I'm working on a server architecture for sending/receiving messages from remote embedded devices, which will be hosted on Windows Azure. The front-facing servers are going to be maintaining persistent TCP connections with these devices, and I need a way to communicate with them on the backend.
Problem facts:
Devices: ~10,000
Frequency of messages device is sending up to servers: 1/min
Frequency of messages originating server side (e.g. from user actions, scheduled triggers, etc.): 100/day
Average size of message payload: 64 bytes
Upward communication
The devices send up messages very frequently (sensor readings). The constraints for that data are not very strong, due to the fact that we can aggregate/insert those sensor readings in a batched manner, and that they don't require in-order guarantees. I think the best way of handling them is to put them in a Storage Queue, and have a worker process poll the queue at intervals and dump that data. Of course, I'll have to be careful about making sure the worker process does this frequently enough so that the queue doesn't infinitely back up. The max batch size of Azure Storage Queues is 32, but I'm thinking of potentially pulling in more than that: something like publishing to the data store every 1,000 readings or 30 seconds, whichever comes first.
Downward communication
The server sends down updates and notifications much less frequently. This is a slightly harder problem, as I can see two viable paradigms here (with some blending in between). Could either:
Create a Service Bus Queue for each device (or one queue with thousands of subscriptions - limit is for number of queues is 10,000)
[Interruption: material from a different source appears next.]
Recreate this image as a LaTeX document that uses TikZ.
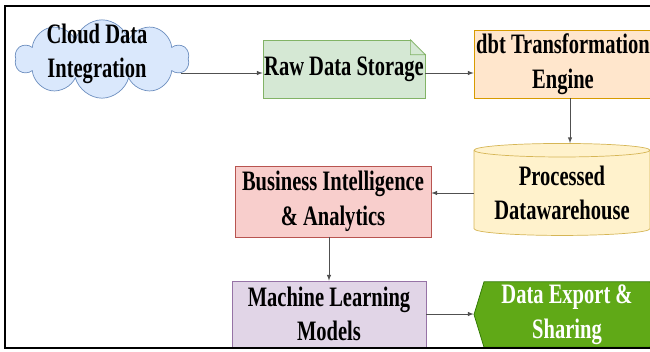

Have a state table housed in a DB that contains the latest "state" of a specific message type that the devices will get sent to them
With option 1, the application server simply enqueues a message in a fire-and-forget manner. On the front-end servers, however, there's quite a bit of things that have to happen. Concerns I can see include:
Monitoring 10k queues (or many subscriptions off of a queue - the
Azure SDK apparently reuses connections for subscriptions to the same
queue)
Connection Management
Should no longer monitor a queue if device disconnects.
Need to expire messages if device is disconnected for an extended period of time (so that queue isn't backed up)
Need to enable some type of "refresh" mechanism to update device's complete state when it goes back online
The good news is that service bus queues are durable, and with sessions can arrange messages to come in a FIFO manner.
With option 2, the DB would house a table that would maintain state for all of the devices. This table would be checked periodically by the front-facing servers (every few seconds or so) for state changes written to it by the application server. The front-facing servers would then dispatch to the devices. This removes the requirement for queueing of FIFO, the reasoning being that this message contains the latest state, and doesn't have to compete with other messages destined for the same device. The message is ephemeral: if it fails, then it will be resent when the device reconnects and requests to be refreshed, or at the next check interval of the front-facing server.
In this scenario, the need for queues seems to be removed, but the DB becomes the bottleneck here, and I fear it's not as scalable.
These are both viable approaches, and I feel this question is already becoming too large (although I can provide more descriptions if necessary). Just wanted to get a feel for what's possible, what's usually done, if there's something fundamental I'm missing, and what things in the cloud can I take advantage of to not reinvent the wheel.
If you can identify the device (may be device id/IMEI/Mac address) by the the message it sends then you can reduce the number of queues from 10,000 to 1 queue and not have 10000 subscriptions too. This could also help you in the downward communication as you will be able to identify the device and send the message to the appropriate socket.
As you mentioned the connections last longer you could deliver the command to the device that is connected and decide what to do with the commands to the device that are not connected.